Czech Minister Lipavský hosts Estonian Foreign Minister Margus Tsahkna in Prague

© MZV ČR / MFA CZ / Apr 2, 2024
From left: Foreign ministers of Estonia, Margus Tsahkna, and the Czech FRepublic, Jan Lipavský in Prague.

On Tuesday, 2 April 2024, the Foreign Ministers of the Czech Republic and Estonia met in Prague to discuss bilateral relations within the European Union and the security situation on NATO’s eastern flank. Jan Lipavský and Margus Tsahkna also discussed further support for Ukraine and cooperation in digitalisation. The two ministers reiterated their will to deepen cooperation in European policies, defence, and security. Minister Lipavský said that relations between the Czech Republic and Estonia are based on shared values – democracy, freedom and the protection of human rights. 

“In a Europe shaken by violations of international law, Estonia plays a difficult role as a border country on the eastern flank of NATO, also with the help of Czech troops,” Minister Lipavský said.

Stop Russian cyber attacks and intimidation efforts

The foreign ministers discussed the hybrid threat posed by Russia. “Attacks by the Russian regime are unacceptable, and we must enforce all measures to prevent them,” Tsahkna said. “Estonia has made concrete proposals for ramping up measures against Russia.”

The Czech Republic” fundamentally rejects the inclusion of Estonian Prime Minister Kaja Kallas and other Baltic officials on Russia’s wanted list. The Russian sanctions against the minister are yet another example of the Kremlin’s efforts to intimidate Western politicians. But the Putin regime will never succeed in doing so,” Minister Lipavsky added.

Czech Republic’s contribution to NATO

Minister Tsahkna, who visited Prague for the first time since his inauguration and as the first Estonian foreign minister in twelve years, noted that Estonia appreciates the Czech Republic’s long-standing contribution to NATO’s common defence, which includes the Czech Air Force’s regular participation in the so-called Air Policing of the airspace of the Baltic countries on the eastern flank of the Alliance.

Noting that Estonia celebrated 20 and the Czech Republic 25 years of membership, the Minister of Foreign Affairs of Estonia said: “Thanks to NATO, we have a safe country and region to live in.”

Extensive support to Ukraine

Both ministers said that Ukraine needs to continue to be extensively assisted and tirelessly supported in its fight against the Russian aggressor. The two countries have been working with maximum commitment since the beginning of the aggression. The latest example is the Czech involvement in the initiative to purchase ammunition for Kyiv in third countries.

Tsahkna emphasised that the two countries have a shared view on supporting Ukraine. 

“Ukraine needs our help in terms of both military aid and its journey to NATO,” Tsahkna noted. He also outlined Estonia’s plan for and progress using frozen Russian assets.
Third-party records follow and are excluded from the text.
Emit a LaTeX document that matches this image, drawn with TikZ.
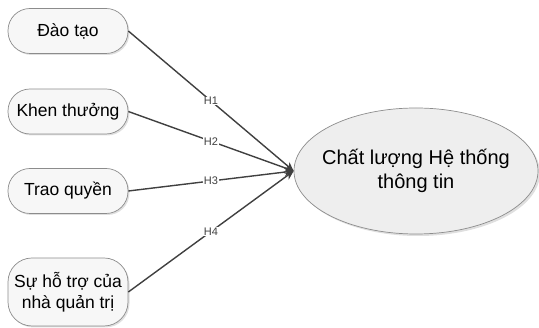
\documentclass[tikz,border=0pt]{standalone}
\usepackage{fontspec}
\setmainfont{Liberation Sans}
\usetikzlibrary{arrows.meta,shadows,shapes.geometric}
\definecolor{edgegray}{HTML}{8C8C8C}
\definecolor{linegray}{HTML}{404040}
\definecolor{boxfill}{HTML}{F7F7F7}
\definecolor{ellfill}{HTML}{EEEEEE}
\tikzset{
  factor/.style={draw=edgegray, line width=0.7pt, fill=boxfill, rounded corners=22pt,
    minimum width=120pt, minimum height=45pt, align=center, inner sep=1pt,
    font=\fontsize{17.5}{21}\selectfont,
    drop shadow={shadow xshift=1.5pt, shadow yshift=-1.5pt, opacity=0.25}},
  outcome/.style={draw=edgegray, line width=0.7pt, fill=ellfill, ellipse,
    inner xsep=-30pt, inner ysep=0pt,
    minimum width=244pt, minimum height=126pt, align=center,
    font=\fontsize{20}{24}\selectfont,
    drop shadow={shadow xshift=2pt, shadow yshift=-2pt, opacity=0.25}},
  link/.style={draw=linegray, line width=1.4pt, -{Stealth[length=9pt,width=8pt]}},
  hlabel/.style={fill=white, inner sep=0.5pt, font=\fontsize{11}{12}\selectfont, text=linegray}
}
\begin{document}
\begin{tikzpicture}[x=1pt,y=-1pt]
\useasboundingbox (0,0) rectangle (539,328);
\node[factor] (dt) at (68,31) {Đào tạo};
\node[factor] (kt) at (68,111.5) {Khen thưởng};
\node[factor] (tq) at (68,191) {Trao quyền};
\node[factor, minimum height=68pt, rounded corners=24pt] (ht) at (68,292) {Sự hỗ trợ của\\nhà quản trị};
\node[outcome] (cl) at (416,171) {Chất lượng Hệ thống\\thông tin};
\coordinate (tip) at (cl.west);
\draw[link] (dt.east) -- node[hlabel, pos=0.5] {H1} (tip);
\draw[link] (kt.east) -- node[hlabel, pos=0.5] {H2} (tip);
\draw[link] (tq.east) -- node[hlabel, pos=0.5] {H3} (tip);
\draw[link] (ht.east) -- node[hlabel, pos=0.5] {H4} (tip);
\end{tikzpicture}
\end{document}
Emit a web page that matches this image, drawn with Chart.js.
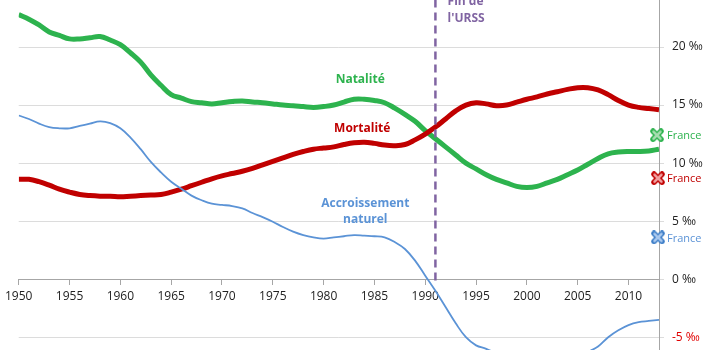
<!DOCTYPE html>
<html>
<head>
<meta charset="utf-8">
<script src="https://cdn.jsdelivr.net/npm/chart.js@4.4.1/dist/chart.umd.min.js"></script>
<style>
  body { margin: 0; background: #fff; }
  #wrap { width: 710px; height: 350px; }
</style>
</head>
<body>
<div id="wrap"><canvas id="demoChart"></canvas></div>
<script>
// Years and rates (per mille)
const years = [];
for (let y = 1950; y <= 2013; y++) years.push(y);

const natalite = [
  22.8, 22.4, 21.9, 21.3, 21.0, 20.7, 20.7, 20.8, 20.9, 20.6,
  20.2, 19.5, 18.7, 17.6, 16.7, 15.9, 15.6, 15.3, 15.2, 15.1,
  15.2, 15.3, 15.35, 15.26, 15.2, 15.1, 15.0, 14.95, 14.87, 14.8,
  14.87, 15.0, 15.26, 15.5, 15.5, 15.4, 15.2, 14.74, 14.2, 13.6,
  12.8, 12.1, 11.4, 10.7, 10.0, 9.5, 9.0, 8.6, 8.3, 8.0,
  7.9, 8.0, 8.3, 8.6, 9.0, 9.4, 9.9, 10.4, 10.8, 10.95,
  11.0, 11.0, 11.05, 11.2
];

const mortalite = [
  8.6, 8.6, 8.4, 8.1, 7.75, 7.5, 7.3, 7.2, 7.15, 7.15,
  7.1, 7.15, 7.2, 7.25, 7.3, 7.5, 7.75, 8.05, 8.35, 8.65,
  8.9, 9.1, 9.3, 9.55, 9.85, 10.15, 10.45, 10.75, 11.0, 11.2,
  11.3, 11.4, 11.6, 11.75, 11.8, 11.7, 11.55, 11.5, 11.6, 12.0,
  12.5, 13.1, 13.8, 14.5, 15.0, 15.2, 15.1, 14.95, 15.0, 15.25,
  15.5, 15.7, 15.95, 16.15, 16.35, 16.5, 16.5, 16.3, 15.9, 15.4,
  15.0, 14.8, 14.7, 14.6
];

const accroissement = [
  14.1, 13.8, 13.4, 13.1, 13.0, 13.0, 13.2, 13.4, 13.6, 13.45,
  13.0, 12.2, 11.2, 10.1, 9.2, 8.4, 7.8, 7.2, 6.8, 6.5,
  6.4, 6.3, 6.1, 5.7, 5.35, 4.95, 4.5, 4.1, 3.8, 3.6,
  3.5, 3.6, 3.7, 3.8, 3.75, 3.7, 3.6, 3.2, 2.6, 1.6,
  0.3, -1.0, -2.4, -3.8, -5.0, -5.7, -6.0, -6.4, -6.8, -7.2,
  -7.5, -7.6, -7.6, -7.5, -7.3, -7.0, -6.3, -5.8, -5.0, -4.4,
  -3.95, -3.7, -3.6, -3.5
];

// France values shown as markers on the right edge
const franceYear = 2013;
const franceNatalite = 12.4;
const franceMortalite = 8.7;
const franceAccroissement = 3.6;

const ussrYear = 1991;

const xTicks = [1950, 1955, 1960, 1965, 1970, 1975, 1980, 1985, 1990, 1995, 2000, 2005, 2010];
const yTicks = [-5, 0, 5, 10, 15, 20];

const GREEN = '#2db34e';
const RED = '#c00000';
const BLUE = '#5b93d6';
const PURPLE = '#8064a2';

function toPoints(values) {
  return values.map((v, i) => ({ x: years[i], y: v }));
}

// Thick X marker with a light fill
function makeCross(dark, light) {
  const c = document.createElement('canvas');
  c.width = 14; c.height = 14;
  const g = c.getContext('2d');
  g.lineCap = 'round';
  g.strokeStyle = dark; g.lineWidth = 5.5;
  g.beginPath(); g.moveTo(3, 3); g.lineTo(11, 11); g.moveTo(11, 3); g.lineTo(3, 11); g.stroke();
  g.strokeStyle = light; g.lineWidth = 2.5;
  g.beginPath(); g.moveTo(3.5, 3.5); g.lineTo(10.5, 10.5); g.moveTo(10.5, 3.5); g.lineTo(3.5, 10.5); g.stroke();
  return c;
}

// Text labels drawn at data coordinates
const textLabels = [
  { text: 'Natalité', x: 1983.6, y: 17.2, color: GREEN, align: 'center' },
  { text: 'Mortalité', x: 1983.8, y: 13.0, color: RED, align: 'center' },
  { text: 'Accroissement', x: 1984.1, y: 6.55, color: BLUE, align: 'center' },
  { text: 'naturel', x: 1984.1, y: 5.1, color: BLUE, align: 'center' },
  { text: 'Fin de', x: 1992.2, y: 23.9, color: PURPLE, align: 'left' },
  { text: "l'URSS", x: 1992.2, y: 22.45, color: PURPLE, align: 'left' }
];

const labelPlugin = {
  id: 'labels',
  afterDatasetsDraw(chart) {
    const ctx = chart.ctx;
    const xs = chart.scales.x, ys = chart.scales.y;
    ctx.save();
    ctx.textBaseline = 'middle';
    ctx.font = 'bold 12px "Open Sans"';
    textLabels.forEach(l => {
      ctx.fillStyle = l.color;
      ctx.textAlign = l.align;
      ctx.fillText(l.text, xs.getPixelForValue(l.x), ys.getPixelForValue(l.y));
    });
    // "France" labels next to the markers
    ctx.font = '11px "Open Sans"';
    ctx.textAlign = 'left';
    [[franceNatalite, GREEN], [franceMortalite, RED], [franceAccroissement, BLUE]].forEach(f => {
      ctx.fillStyle = f[1];
      ctx.fillText('France', xs.getPixelForValue(franceYear) + 8, ys.getPixelForValue(f[0]) + 1);
    });
    ctx.restore();
  }
};

new Chart(document.getElementById('demoChart'), {
  type: 'line',
  data: {
    datasets: [
      {
        data: [{ x: ussrYear, y: 24.1 }, { x: ussrYear, y: -0.3 }],
        borderColor: PURPLE, borderWidth: 2.5, borderDash: [8, 5],
        pointRadius: 0, tension: 0
      },
      {
        data: toPoints(accroissement),
        borderColor: BLUE, borderWidth: 1.8, pointRadius: 0, tension: 0.4
      },
      {
        data: toPoints(mortalite),
        borderColor: RED, borderWidth: 5, pointRadius: 0, tension: 0.4
      },
      {
        data: toPoints(natalite),
        borderColor: GREEN, borderWidth: 5, pointRadius: 0, tension: 0.4
      },
      {
        data: [{ x: franceYear - 0.2, y: franceNatalite }],
        showLine: false, clip: false,
        pointStyle: makeCross(GREEN, '#a6dcb0')
      },
      {
        data: [{ x: franceYear - 0.1, y: franceMortalite }],
        showLine: false, clip: false,
        pointStyle: makeCross(RED, '#f0a0a0')
      },
      {
        data: [{ x: franceYear - 0.1, y: franceAccroissement }],
        showLine: false, clip: false,
        pointStyle: makeCross('#3f7fc8', '#a9c8ee')
      }
    ]
  },
  options: {
    responsive: true,
    maintainAspectRatio: false,
    animation: false,
    layout: { autoPadding: false, padding: { left: 17, top: 0, bottom: 0, right: 0 } },
    plugins: { legend: { display: false }, tooltip: { enabled: false } },
    scales: {
      x: {
        type: 'linear',
        min: 1950, max: 2013,
        position: { y: 0 },
        afterBuildTicks: scale => { scale.ticks = xTicks.map(v => ({ value: v })); },
        grid: { drawOnChartArea: false, tickLength: 5, color: '#a6a6a6' },
        border: { color: '#a6a6a6', width: 1 },
        ticks: {
          color: '#222', padding: 5, maxRotation: 0, autoSkip: false,
          font: { family: 'Open Sans', size: 12 },
          callback: v => String(v)
        }
      },
      y: {
        position: 'right',
        min: -6.1, max: 24.05,
        afterBuildTicks: scale => { scale.ticks = yTicks.map(v => ({ value: v })); },
        afterFit: scale => {
          scale.width = 51;
          scale.paddingTop = 0;
          scale.paddingBottom = 0;
        },
        grid: { color: '#dcdcdc', tickLength: 5 },
        border: { color: '#a6a6a6', width: 1 },
        ticks: {
          padding: 8,
          font: { family: 'Open Sans', size: 12 },
          color: ctx => ctx.tick.value < 0 ? '#e00000' : '#222',
          callback: v => v + ' ‰'
        }
      }
    }
  },
  plugins: [labelPlugin]
});
</script>
</body>
</html>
Bilateral defence and security cooperation

The ministers also discussed potential sectors where the two countries could collaborate and agreed to continue Czech-Estonian expert consultations on foreign and security policy, cyber security, and digitalisation. The Baltic countries are among the world leaders in this field.

Minister Tsahkna said Estonia is ready to support the Czech Republic “with their digitalisation drive and in the cyber domain because Estonia has the necessary experience and know-how, and public sector cooperation would benefit both sides.” 

Tsahkna also briefed his colleague on Estonian companies that have shown an interest in reaching the Czech market in this area.